Records for processing:
↓
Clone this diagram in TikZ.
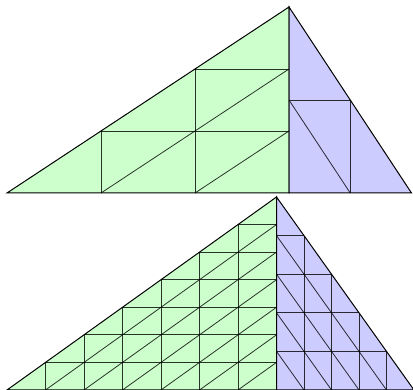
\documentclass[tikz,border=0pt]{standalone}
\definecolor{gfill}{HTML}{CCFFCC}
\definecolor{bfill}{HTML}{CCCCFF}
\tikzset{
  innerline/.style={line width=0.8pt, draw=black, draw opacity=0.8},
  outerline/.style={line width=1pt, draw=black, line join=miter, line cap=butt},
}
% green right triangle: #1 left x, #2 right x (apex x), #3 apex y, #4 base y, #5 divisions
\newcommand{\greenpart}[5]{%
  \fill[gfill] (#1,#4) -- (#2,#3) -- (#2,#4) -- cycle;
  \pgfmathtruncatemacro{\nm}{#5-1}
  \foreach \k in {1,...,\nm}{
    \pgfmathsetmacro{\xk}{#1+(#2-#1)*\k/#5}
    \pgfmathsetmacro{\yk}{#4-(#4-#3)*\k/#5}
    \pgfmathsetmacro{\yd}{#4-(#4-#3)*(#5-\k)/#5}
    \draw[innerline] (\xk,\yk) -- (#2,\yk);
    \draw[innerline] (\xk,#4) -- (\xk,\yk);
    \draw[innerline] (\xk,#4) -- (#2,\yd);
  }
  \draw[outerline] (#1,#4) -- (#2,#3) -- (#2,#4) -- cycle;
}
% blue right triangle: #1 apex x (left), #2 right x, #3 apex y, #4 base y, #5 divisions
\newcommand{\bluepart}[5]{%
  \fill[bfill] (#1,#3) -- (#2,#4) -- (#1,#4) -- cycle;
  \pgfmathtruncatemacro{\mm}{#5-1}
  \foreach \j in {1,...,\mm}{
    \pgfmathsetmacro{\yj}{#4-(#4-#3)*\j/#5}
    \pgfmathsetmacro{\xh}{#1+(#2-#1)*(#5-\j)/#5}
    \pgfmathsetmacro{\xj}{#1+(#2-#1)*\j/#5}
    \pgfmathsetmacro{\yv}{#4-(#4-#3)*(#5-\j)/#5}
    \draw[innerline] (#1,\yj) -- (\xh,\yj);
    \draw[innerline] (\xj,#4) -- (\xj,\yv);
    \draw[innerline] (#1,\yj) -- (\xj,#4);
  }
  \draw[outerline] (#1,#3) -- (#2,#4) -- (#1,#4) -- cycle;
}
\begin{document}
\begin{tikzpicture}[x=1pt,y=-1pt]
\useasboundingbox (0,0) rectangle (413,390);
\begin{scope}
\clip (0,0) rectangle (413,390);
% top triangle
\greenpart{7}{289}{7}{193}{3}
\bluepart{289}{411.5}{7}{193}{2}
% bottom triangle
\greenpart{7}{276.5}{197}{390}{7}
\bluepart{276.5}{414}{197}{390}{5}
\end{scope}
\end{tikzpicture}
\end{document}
↑
↓
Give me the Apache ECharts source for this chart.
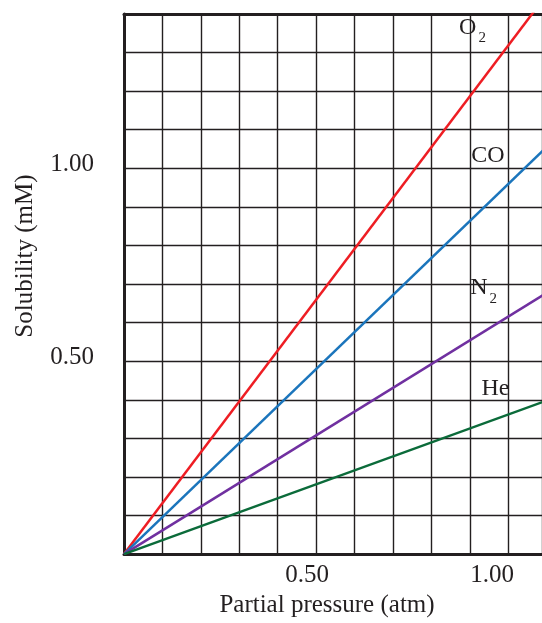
↑
Written request: Pull out all lines containing "this".

Reply to the task:
Clone this diagram in TikZ.
Give me the Apache ECharts source for this chart.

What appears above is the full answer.